Transcribe the data in full and exactly, omitting any pictures.
____________________
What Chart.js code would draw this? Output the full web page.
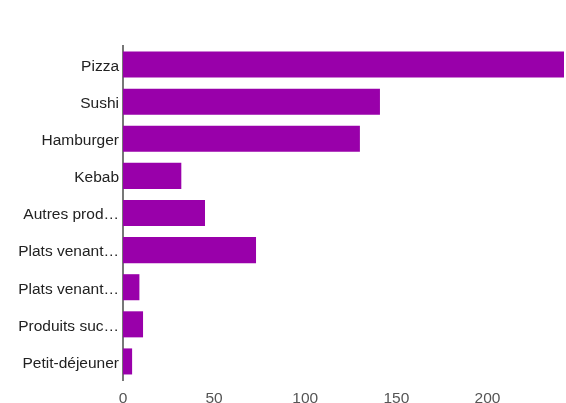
<!DOCTYPE html>
<html>
<head>
<meta charset="utf-8">
<script src="https://cdn.jsdelivr.net/npm/chart.js@4.4.0/dist/chart.umd.min.js"></script>
<style>
  html, body { margin: 0; padding: 0; background: #fff; }
  #container { width: 566px; height: 403px; position: relative; }
</style>
</head>
<body>
<div id="container"><canvas id="chart"></canvas></div>
<script>
const labels = ['Pizza', 'Sushi', 'Hamburger', 'Kebab', 'Autres prod\u2026', 'Plats venant\u2026', 'Plats venant\u2026', 'Produits suc\u2026', 'Petit-d\u00e9jeuner']
const votes = [242, 141, 130, 32, 45, 73, 9, 11, 5]
const xTicks = [0, 50, 100, 150, 200]

const ctx = document.querySelector('#chart').getContext('2d')

new Chart(ctx, {
    type: 'bar',
    data: {
        labels: labels,
        datasets: [{
            data: votes,
            backgroundColor: '#9900aa',
            borderWidth: 0,
            barPercentage: 0.78,
            categoryPercentage: 0.9
        }]
    },
    options: {
        indexAxis: 'y',
        responsive: true,
        maintainAspectRatio: false,
        animation: false,
        layout: { padding: { top: 46, right: 2, bottom: 0, left: 0 } },
        plugins: {
            legend: { display: false },
            tooltip: { enabled: false }
        },
        scales: {
            x: {
                min: 0,
                max: Math.max(...votes),
                afterBuildTicks: axis => {
                    axis.ticks = xTicks.map(v => ({ value: v }))
                },
                afterFit: axis => { axis.height = 23 },
                grid: { display: false, drawTicks: false },
                border: { display: false },
                ticks: {
                    color: '#555',
                    padding: 9,
                    font: { family: 'Liberation Sans, Arial', size: 15.5 }
                }
            },
            y: {
                afterFit: axis => { axis.width = 123 },
                grid: { display: false, drawTicks: false },
                border: { display: true, color: '#777', width: 2 },
                ticks: {
                    color: '#222',
                    padding: 4,
                    labelOffset: 2,
                    font: { family: 'Liberation Sans, Arial', size: 15.5 }
                }
            }
        }
    }
})
</script>
</body>
</html>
____________________
> **WRITTEN ANSWER**
What Chart.js code would draw this? Output the full web page.
<!DOCTYPE html>
<html>
<head>
<meta charset="utf-8">
<script src="https://cdn.jsdelivr.net/npm/chart.js@4.4.0/dist/chart.umd.min.js"></script>
<style>
  html, body { margin: 0; padding: 0; background: #fff; }
  #container { width: 566px; height: 403px; position: relative; }
</style>
</head>
<body>
<div id="container"><canvas id="chart"></canvas></div>
<script>
const labels = ['Pizza', 'Sushi', 'Hamburger', 'Kebab', 'Autres prod\u2026', 'Plats venant\u2026', 'Plats venant\u2026', 'Produits suc\u2026', 'Petit-d\u00e9jeuner']
const votes = [242, 141, 130, 32, 45, 73, 9, 11, 5]
const xTicks = [0, 50, 100, 150, 200]

const ctx = document.querySelector('#chart').getContext('2d')

new Chart(ctx, {
    type: 'bar',
    data: {
        labels: labels,
        datasets: [{
            data: votes,
            backgroundColor: '#9900aa',
            borderWidth: 0,
            barPercentage: 0.78,
            categoryPercentage: 0.9
        }]
    },
    options: {
        indexAxis: 'y',
        responsive: true,
        maintainAspectRatio: false,
        animation: false,
        layout: { padding: { top: 46, right: 2, bottom: 0, left: 0 } },
        plugins: {
            legend: { display: false },
            tooltip: { enabled: false }
        },
        scales: {
            x: {
                min: 0,
                max: Math.max(...votes),
                afterBuildTicks: axis => {
                    axis.ticks = xTicks.map(v => ({ value: v }))
                },
                afterFit: axis => { axis.height = 23 },
                grid: { display: false, drawTicks: false },
                border: { display: false },
                ticks: {
                    color: '#555',
                    padding: 9,
                    font: { family: 'Liberation Sans, Arial', size: 15.5 }
                }
            },
            y: {
                afterFit: axis => { axis.width = 123 },
                grid: { display: false, drawTicks: false },
                border: { display: true, color: '#777', width: 2 },
                ticks: {
                    color: '#222',
                    padding: 4,
                    labelOffset: 2,
                    font: { family: 'Liberation Sans, Arial', size: 15.5 }
                }
            }
        }
    }
})
</script>
</body>
</html>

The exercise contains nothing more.